In an Aug. 23 newsletter sent to residents by village Clerk Marie Hausner, she wrote that the village board, through its legal counsel, sent a letter to the East Williston school district in May asking it to file an application for a permit and comply with the village zoning requirements.

Rather than doing so, the school district initiated legal action (an Article 78 proceeding in court) to require the withdrawal of the village’s letter, Hausner wrote.

“There is no legal obligation of the district to file for a second building permit,” Sheahan said, adding that he village board was “well aware that that is not a requirement.”

Mark Kamberg, president of the school board, said the legal fees are up to $56,000 for the district. The fence lawsuit was not included in the district’s litigation budget and the board will have to transfer money to pay for it, he said.

Kamberg said that public school districts like East Williston file their permits with the state only and must pass its legal requirements and mandates.

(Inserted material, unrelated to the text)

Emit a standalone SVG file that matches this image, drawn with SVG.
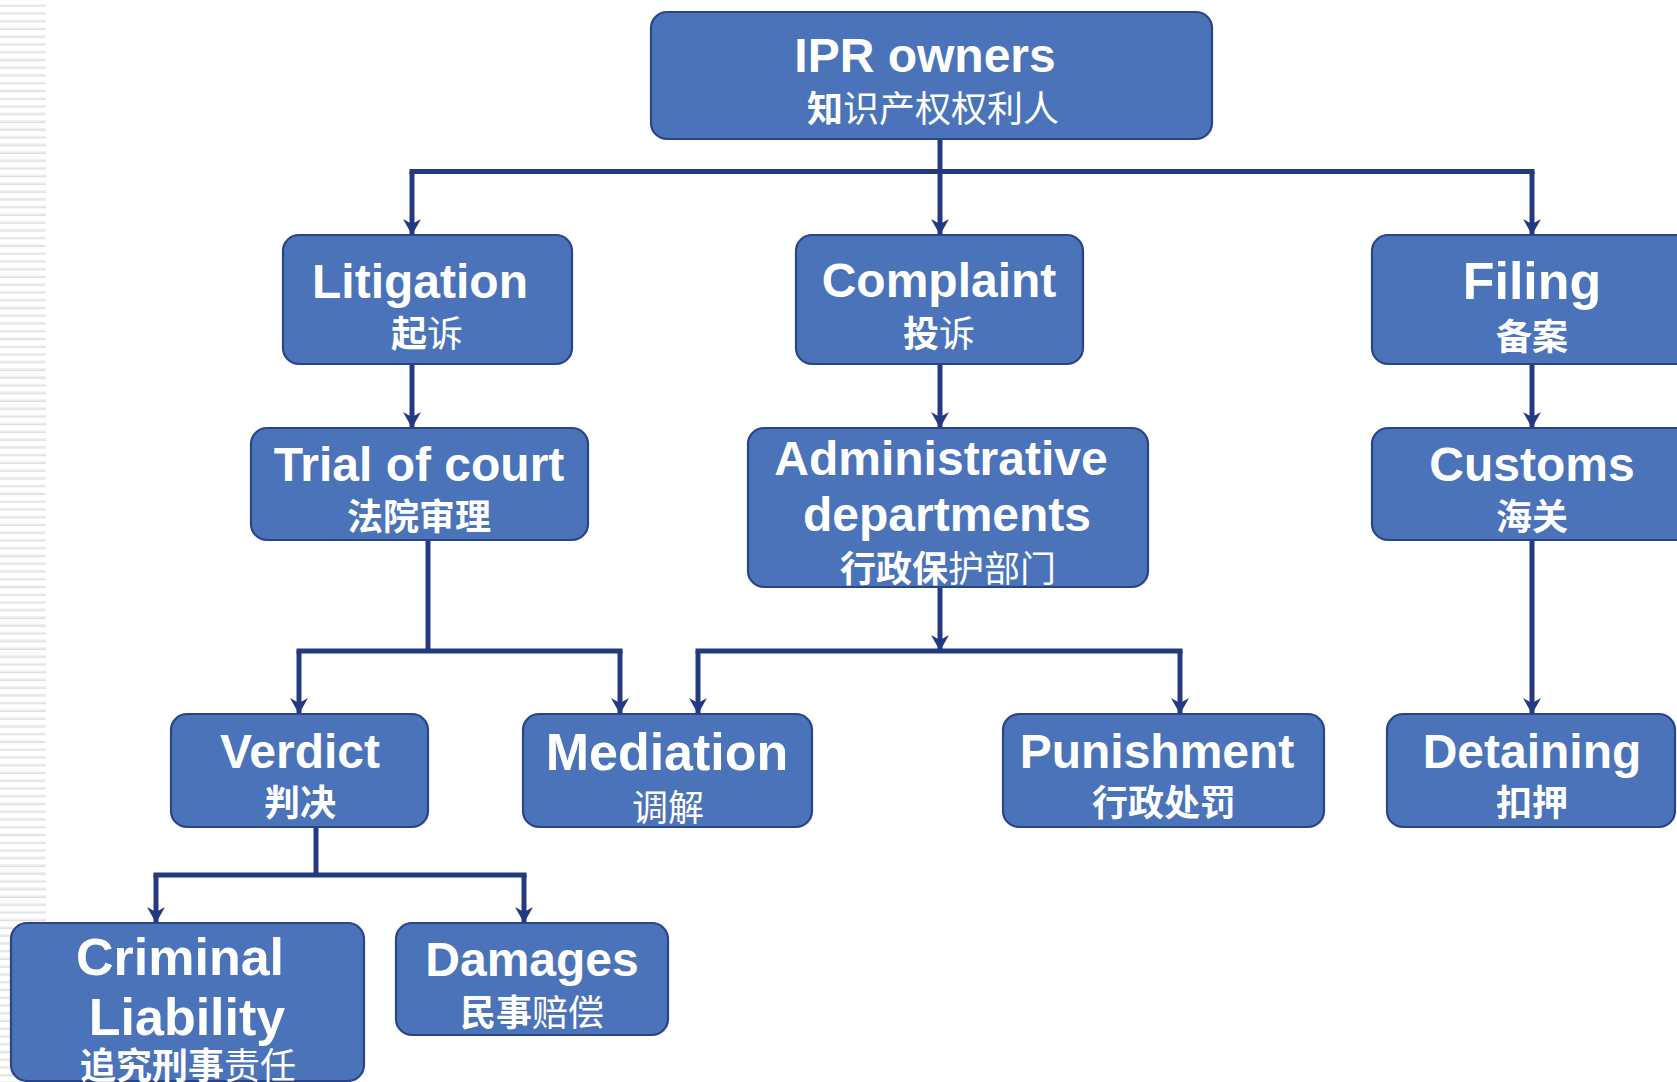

“We are within full compliance with the law,” Kamberg said. “We apply for our permits through the state at the Education Department as this is a public institution of the state.”

The district has done work on a new first-grade wing, playground and roof for the elementary school in the past couple of years without having to file a village building permit, Kamberg said.

It was reported in May that the school board sought bids for a 6-foot-tall black estate fence to surround the school and a 3-foot stone retaining wall in front of the building.

The village board said at an Aug. 19 meeting that the fence must be no more than 4 feet high to comply with local code and the retaining wall and location of gate openings will impede emergency vehicles from entering the property.

While the board said it could not comment on the specifics of the pending litigation during the Aug. 19 meeting, Mayor Bonnie Parente said of the district: “They are not going about this as they should be. They are not being forthcoming.”

Village Trustee Christopher Siciliano said that in a June 20 meeting with school administrators, requested changes to the location of gate openings were agreed upon but the school board later changed its plans and reneged on the agreement.

“The village has asked the Board of Education to adhere to the village code,” said the village attorney, Jefferey Blinkoff.

“We are responding appropriately in the legal action,” Hausner said.

Hausner said that the village is not for or against the fence, but just wants it to adhere to code.

“In sum, there are residents of EW who want the fence. There are residents of EW who do not feel the need for a fence,” Hausner said. “The Village Board of EW is not and cannot take a position on whether the EWSD erects a fence.”